** BEGIN **
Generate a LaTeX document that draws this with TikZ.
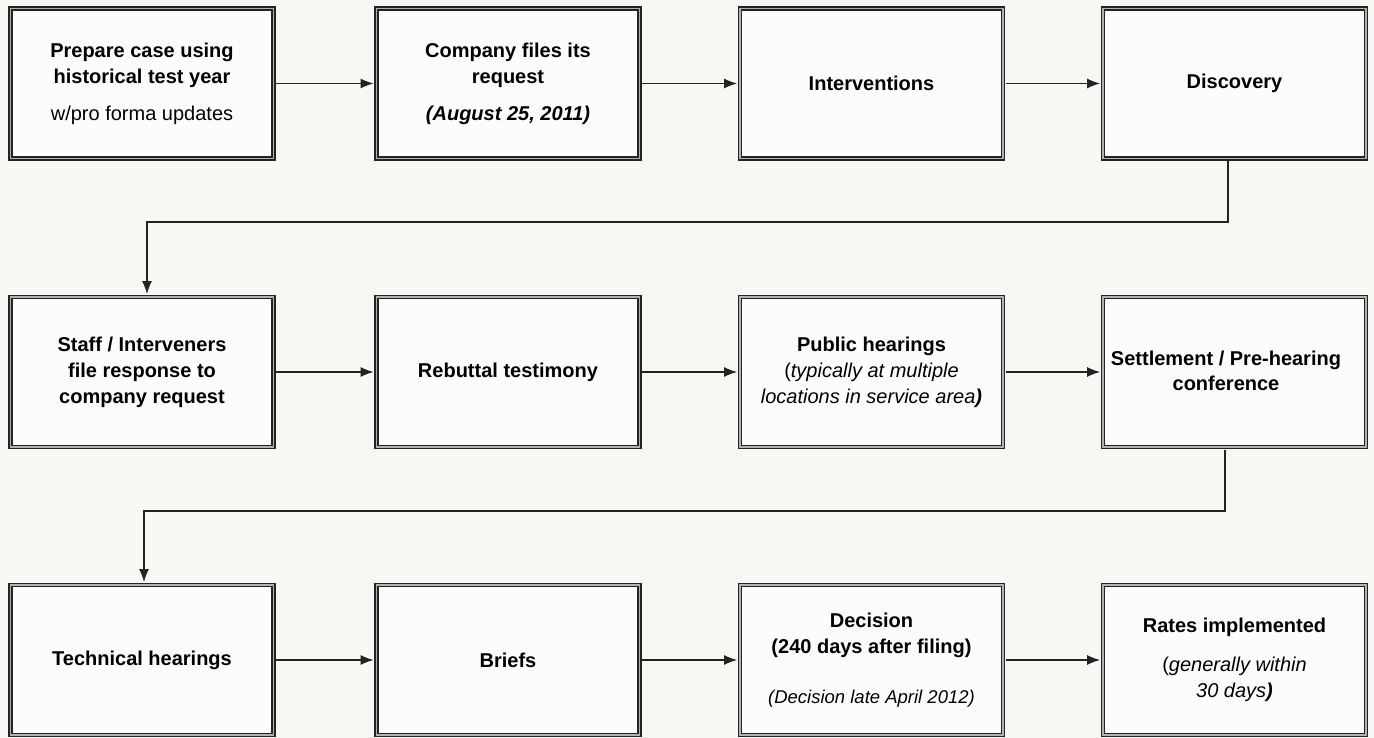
** END **
** BEGIN **
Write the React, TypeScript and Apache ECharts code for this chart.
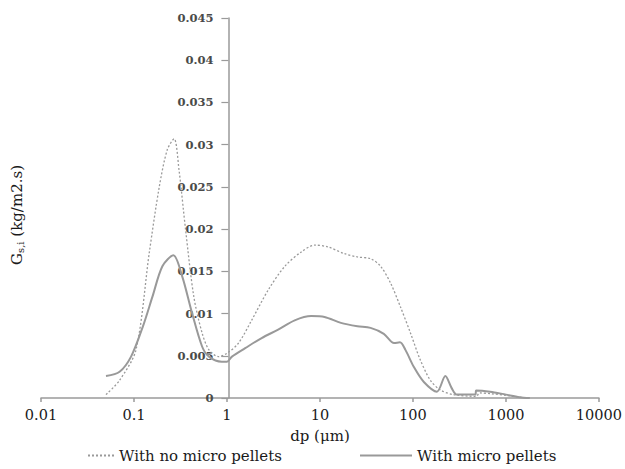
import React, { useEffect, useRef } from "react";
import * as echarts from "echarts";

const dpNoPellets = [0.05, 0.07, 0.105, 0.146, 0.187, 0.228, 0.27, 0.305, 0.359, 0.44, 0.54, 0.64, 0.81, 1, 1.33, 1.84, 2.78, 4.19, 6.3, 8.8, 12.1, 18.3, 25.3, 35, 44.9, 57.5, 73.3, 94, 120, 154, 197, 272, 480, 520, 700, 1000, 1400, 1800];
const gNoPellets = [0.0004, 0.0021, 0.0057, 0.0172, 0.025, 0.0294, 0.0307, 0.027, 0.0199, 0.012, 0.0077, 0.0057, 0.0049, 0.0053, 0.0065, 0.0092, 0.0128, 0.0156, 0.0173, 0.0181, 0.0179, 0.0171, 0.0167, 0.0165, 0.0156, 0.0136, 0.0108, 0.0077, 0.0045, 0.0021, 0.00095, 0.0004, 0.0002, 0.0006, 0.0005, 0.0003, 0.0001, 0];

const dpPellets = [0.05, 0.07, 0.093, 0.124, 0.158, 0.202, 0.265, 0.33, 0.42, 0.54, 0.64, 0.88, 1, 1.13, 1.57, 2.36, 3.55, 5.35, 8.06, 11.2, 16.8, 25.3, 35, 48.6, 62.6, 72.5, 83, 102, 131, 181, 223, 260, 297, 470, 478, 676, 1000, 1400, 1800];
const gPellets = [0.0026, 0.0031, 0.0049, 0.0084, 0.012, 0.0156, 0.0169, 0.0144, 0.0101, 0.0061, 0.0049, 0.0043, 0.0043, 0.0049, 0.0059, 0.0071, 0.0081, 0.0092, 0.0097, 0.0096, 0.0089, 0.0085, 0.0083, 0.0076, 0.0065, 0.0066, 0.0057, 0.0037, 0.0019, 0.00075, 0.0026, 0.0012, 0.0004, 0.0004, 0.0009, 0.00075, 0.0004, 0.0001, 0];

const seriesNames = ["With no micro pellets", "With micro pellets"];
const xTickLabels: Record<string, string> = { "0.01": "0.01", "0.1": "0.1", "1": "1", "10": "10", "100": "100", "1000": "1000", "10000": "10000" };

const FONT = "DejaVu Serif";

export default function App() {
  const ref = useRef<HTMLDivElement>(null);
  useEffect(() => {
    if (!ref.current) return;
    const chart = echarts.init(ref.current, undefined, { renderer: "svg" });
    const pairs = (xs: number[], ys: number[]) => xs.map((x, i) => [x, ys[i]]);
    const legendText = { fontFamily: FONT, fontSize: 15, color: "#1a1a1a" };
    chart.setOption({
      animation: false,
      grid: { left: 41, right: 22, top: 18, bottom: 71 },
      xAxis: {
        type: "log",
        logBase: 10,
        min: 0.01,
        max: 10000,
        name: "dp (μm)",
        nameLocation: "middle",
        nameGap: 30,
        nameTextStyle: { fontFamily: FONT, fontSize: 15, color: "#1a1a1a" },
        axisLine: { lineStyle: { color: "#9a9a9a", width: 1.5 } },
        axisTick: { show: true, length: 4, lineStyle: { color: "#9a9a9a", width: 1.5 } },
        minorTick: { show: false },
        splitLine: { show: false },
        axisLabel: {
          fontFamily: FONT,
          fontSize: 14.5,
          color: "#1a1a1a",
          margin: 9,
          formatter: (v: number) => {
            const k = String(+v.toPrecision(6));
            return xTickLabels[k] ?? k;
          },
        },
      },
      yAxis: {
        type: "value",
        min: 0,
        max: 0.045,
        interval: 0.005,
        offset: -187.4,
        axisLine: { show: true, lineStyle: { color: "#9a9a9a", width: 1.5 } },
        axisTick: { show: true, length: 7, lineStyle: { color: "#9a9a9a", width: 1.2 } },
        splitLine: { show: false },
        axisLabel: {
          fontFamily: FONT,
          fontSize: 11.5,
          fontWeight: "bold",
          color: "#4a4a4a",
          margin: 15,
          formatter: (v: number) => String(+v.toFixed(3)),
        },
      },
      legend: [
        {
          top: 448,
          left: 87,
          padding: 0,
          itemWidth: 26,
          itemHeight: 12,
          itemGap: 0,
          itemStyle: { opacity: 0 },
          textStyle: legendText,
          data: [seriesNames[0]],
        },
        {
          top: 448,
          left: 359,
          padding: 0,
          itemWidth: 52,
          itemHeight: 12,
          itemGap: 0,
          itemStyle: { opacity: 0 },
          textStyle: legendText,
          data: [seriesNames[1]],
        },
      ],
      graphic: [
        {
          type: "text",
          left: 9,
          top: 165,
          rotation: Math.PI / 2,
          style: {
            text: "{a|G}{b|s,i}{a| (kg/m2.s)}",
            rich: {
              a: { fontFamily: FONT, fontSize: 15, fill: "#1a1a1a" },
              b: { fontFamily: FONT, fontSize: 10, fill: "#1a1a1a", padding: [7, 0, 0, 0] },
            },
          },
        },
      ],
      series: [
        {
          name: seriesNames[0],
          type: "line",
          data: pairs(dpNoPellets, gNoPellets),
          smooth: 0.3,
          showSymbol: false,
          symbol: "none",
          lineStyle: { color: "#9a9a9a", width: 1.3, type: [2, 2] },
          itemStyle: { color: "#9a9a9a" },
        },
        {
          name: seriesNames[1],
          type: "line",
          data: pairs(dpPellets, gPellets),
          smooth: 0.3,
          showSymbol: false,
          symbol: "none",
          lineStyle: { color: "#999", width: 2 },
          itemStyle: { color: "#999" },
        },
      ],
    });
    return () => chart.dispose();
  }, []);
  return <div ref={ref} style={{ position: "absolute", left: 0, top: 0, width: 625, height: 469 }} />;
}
** END **
**What the task requires**
Check all the records above and select each line where the string "React" is found.

**Problem solution**
Write the React, TypeScript and Apache ECharts code for this chart.
import React, { useEffect, useRef } from "react";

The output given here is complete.